Virtual patching (VP) has been one of the most popular trends in application protection in recent years. Implemented at the level of a web application firewall, VP allows protecting web applications against exploitation of previously defined vulnerabilities. (For our purposes, a web application firewall, or WAF, will refer to a dedicated solution operating on a separate node between an external gateway and web server.)

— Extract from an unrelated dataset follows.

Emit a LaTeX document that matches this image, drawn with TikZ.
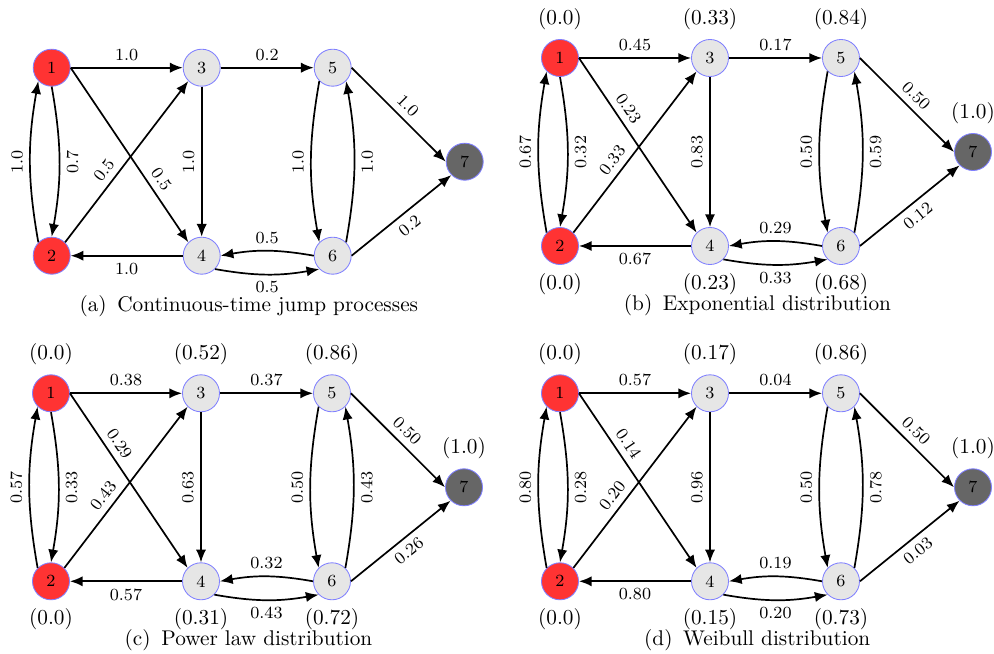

In short, VP works by taking the results of static application security testing (SAST) and using them to create rules for filtering HTTP requests on the WAF. The problem, though, is that SAST and WAFs rely on different application presentation models and different decision-making methods. As a result, none of the currently available solutions do an adequate job of integrating SAST with WAFs. SAST is based on the white-box model, which applies formal approaches to detect vulnerabilities in code. Meanwhile, a WAF perceives an application as a black box, so it uses heuristics for attack detection. This state of affairs makes VP sub-optimal for preventing attacks when the exploitation conditions for a vulnerability go beyond the trivial http_parameter=plain_text_attack_vector.
But what if we could make SAST and a WAF "play nice" with each other? Perhaps we could obtain information about an application's internal structure via SAST but then make this information available to the WAF. That way we could detect attacks on vulnerabilities in a provable way, instead of by mere guessing.